» Problem details: The lines to extract run from the first line of the material below to the line containing "to[out=0,in=180] (524,236) to[out=0,in=197]", both included; leave the pictures behind.

» Source material:
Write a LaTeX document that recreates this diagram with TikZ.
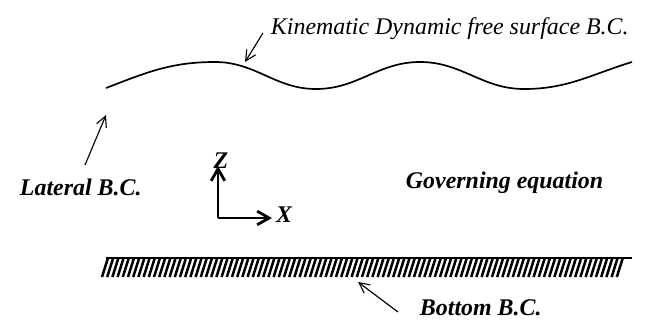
\documentclass[tikz,border=0pt]{standalone}
\usepackage{fontspec}
\setmainfont{Liberation Serif}
\usepackage{tikz}
\usetikzlibrary{arrows.meta}

\begin{document}
\begin{tikzpicture}[
  x=0.025cm, y=0.025cm,
  font=\fontsize{17}{20}\selectfont\itshape,
  pointer/.style={-{Straight Barb[length=2.6mm,width=2.6mm]}, line width=0.8pt},
  axis/.style={-{Straight Barb[length=3mm,width=3.4mm]}, line width=2pt},
  hatchline/.style={line width=1.8pt},
  heavy/.style={font=\fontsize{17}{20}\selectfont\itshape\bfseries}
]
  \useasboundingbox (0,0) rectangle (670,325);

  \draw[line width=1.2pt] (106,237) to[out=21,in=180] (215,263)
    to[out=0,in=180] (316,236) to[out=0,in=180] (420,263)
    to[out=0,in=180] (524,236) to[out=0,in=197] (632,263);

  \draw[line width=1pt] (106,67) -- (632,67);
  \foreach \i in {0,...,99}
    \draw[hatchline] (102+5.2*\i,48) -- ++(6,19);

  \node[anchor=base west] (kinlabel) at (266,291) {Kinematic Dynamic free surface B.C.};
  \node[heavy, anchor=base west] (latlabel) at (15,130) {Lateral B.C.};
  \node[heavy, anchor=base west] (govlabel) at (401,137) {Governing equation};
  \node[heavy, anchor=base west] (botlabel) at (415,10) {Bottom B.C.};

  \coordinate (kintail) at (263,292);
  \coordinate (kintip) at (245,263);
  \coordinate (lattail) at (85,160);
  \coordinate (lattip) at (106,210);
  \coordinate (bottail) at (398,13);
  \coordinate (bottip) at (358,43);

  \draw[pointer] (kintail) -- (kintip);
  \draw[pointer] (lattail) -- (lattip);
  \draw[pointer] (bottail) -- (bottip);

  \coordinate (origin) at (218,107);
  \node[heavy] (zlabel) at (221,164) {Z};
  \node[heavy] (xlabel) at (284,110) {X};
  \draw[axis] (origin) -- (218,159);
  \draw[axis] (origin) -- (272,107);
\end{tikzpicture}
\end{document}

» Task answer:
Write a LaTeX document that recreates this diagram with TikZ.
\documentclass[tikz,border=0pt]{standalone}
\usepackage{fontspec}
\setmainfont{Liberation Serif}
\usepackage{tikz}
\usetikzlibrary{arrows.meta}

\begin{document}
\begin{tikzpicture}[
  x=0.025cm, y=0.025cm,
  font=\fontsize{17}{20}\selectfont\itshape,
  pointer/.style={-{Straight Barb[length=2.6mm,width=2.6mm]}, line width=0.8pt},
  axis/.style={-{Straight Barb[length=3mm,width=3.4mm]}, line width=2pt},
  hatchline/.style={line width=1.8pt},
  heavy/.style={font=\fontsize{17}{20}\selectfont\itshape\bfseries}
]
  \useasboundingbox (0,0) rectangle (670,325);

  \draw[line width=1.2pt] (106,237) to[out=21,in=180] (215,263)
    to[out=0,in=180] (316,236) to[out=0,in=180] (420,263)
    to[out=0,in=180] (524,236) to[out=0,in=197] (632,263);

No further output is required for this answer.